Clochan, Com Dhíneol Theas, Co. Kerry
Co. Kerry |
Settlement Sites
On the Dingle Peninsula in County Kerry, a small stone building has stood in the townland of Com Dhíneol Theas long enough to acquire a name of its own: Leachtán na Bhuailtín Doimhin.
It is a clochan, the Irish term for a dry-stone beehive hut built using corbelling, a technique in which each course of stones projects slightly inward over the one below until the courses eventually meet at the top, forming a self-supporting dome without the need for mortar or timber. What makes this particular example quietly notable is its internal diameter of 4.1 metres, a measurement recorded by the archaeologist R. A. S. Macalister in 1899, suggesting a structure of reasonable size by the standards of this building type.

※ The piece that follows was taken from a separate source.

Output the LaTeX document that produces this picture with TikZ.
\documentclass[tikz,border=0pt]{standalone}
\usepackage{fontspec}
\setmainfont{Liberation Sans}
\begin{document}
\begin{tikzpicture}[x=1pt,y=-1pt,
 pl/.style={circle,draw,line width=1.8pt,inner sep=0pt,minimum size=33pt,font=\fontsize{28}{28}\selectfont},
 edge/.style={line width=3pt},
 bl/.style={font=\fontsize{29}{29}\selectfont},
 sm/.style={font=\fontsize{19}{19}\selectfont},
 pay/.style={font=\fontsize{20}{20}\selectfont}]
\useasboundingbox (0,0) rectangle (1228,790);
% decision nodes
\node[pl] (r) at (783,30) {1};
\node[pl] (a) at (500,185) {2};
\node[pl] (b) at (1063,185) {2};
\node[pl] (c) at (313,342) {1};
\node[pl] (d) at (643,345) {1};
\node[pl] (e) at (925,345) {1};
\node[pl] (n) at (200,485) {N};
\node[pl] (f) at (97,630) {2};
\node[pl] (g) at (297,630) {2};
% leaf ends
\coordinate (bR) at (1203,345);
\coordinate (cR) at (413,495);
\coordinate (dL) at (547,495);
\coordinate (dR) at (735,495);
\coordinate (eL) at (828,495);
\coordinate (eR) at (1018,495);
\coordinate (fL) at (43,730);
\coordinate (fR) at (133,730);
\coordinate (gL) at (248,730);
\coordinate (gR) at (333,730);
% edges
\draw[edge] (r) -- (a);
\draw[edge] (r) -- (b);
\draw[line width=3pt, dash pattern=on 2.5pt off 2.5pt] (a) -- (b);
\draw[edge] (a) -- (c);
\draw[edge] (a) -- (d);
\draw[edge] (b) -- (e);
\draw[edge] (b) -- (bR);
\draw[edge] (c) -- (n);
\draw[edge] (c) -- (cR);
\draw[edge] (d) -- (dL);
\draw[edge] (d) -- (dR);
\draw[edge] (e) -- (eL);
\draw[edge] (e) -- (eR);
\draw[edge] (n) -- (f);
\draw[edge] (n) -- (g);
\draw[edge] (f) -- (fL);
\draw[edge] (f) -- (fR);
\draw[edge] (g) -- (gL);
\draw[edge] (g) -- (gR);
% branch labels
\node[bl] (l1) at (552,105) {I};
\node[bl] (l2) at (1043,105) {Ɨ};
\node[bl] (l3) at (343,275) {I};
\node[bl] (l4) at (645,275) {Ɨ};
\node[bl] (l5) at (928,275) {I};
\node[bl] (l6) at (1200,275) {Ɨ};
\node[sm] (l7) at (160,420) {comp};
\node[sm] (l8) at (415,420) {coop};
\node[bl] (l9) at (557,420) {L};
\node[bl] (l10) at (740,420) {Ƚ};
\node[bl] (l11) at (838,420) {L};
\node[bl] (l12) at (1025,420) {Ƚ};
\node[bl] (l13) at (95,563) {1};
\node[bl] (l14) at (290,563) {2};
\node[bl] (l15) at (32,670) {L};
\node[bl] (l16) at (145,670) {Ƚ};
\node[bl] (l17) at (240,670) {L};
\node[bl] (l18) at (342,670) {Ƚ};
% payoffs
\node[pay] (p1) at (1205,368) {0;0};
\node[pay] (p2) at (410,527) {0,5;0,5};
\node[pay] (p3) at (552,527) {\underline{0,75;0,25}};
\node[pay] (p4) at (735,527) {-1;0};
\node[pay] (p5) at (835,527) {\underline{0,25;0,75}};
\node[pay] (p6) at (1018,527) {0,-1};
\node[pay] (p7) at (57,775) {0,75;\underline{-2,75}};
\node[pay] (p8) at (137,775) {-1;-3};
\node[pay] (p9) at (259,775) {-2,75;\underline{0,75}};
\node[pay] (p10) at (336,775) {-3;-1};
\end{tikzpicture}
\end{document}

Clochans of this kind are strongly associated with early Christian monastic settlements along the western seaboard of Ireland, though they were also used as secular shelters for those working on upland pastures. The Dingle Peninsula has an unusually dense concentration of them, and this one, documented in J. Cuppage's thorough 1986 archaeological survey of the Corca Dhuibhne region, sits within a landscape that has been farmed and inhabited since prehistory. The local name, Leachtán na Bhuailtín Doimhin, connects it to the idea of a booley, a temporary summer pasture where cattle were grazed, suggesting this corbelled structure may have served as a shelter during the seasonal movement of livestock to higher ground, a practice known as transhumance that persisted in parts of rural Ireland well into the modern era.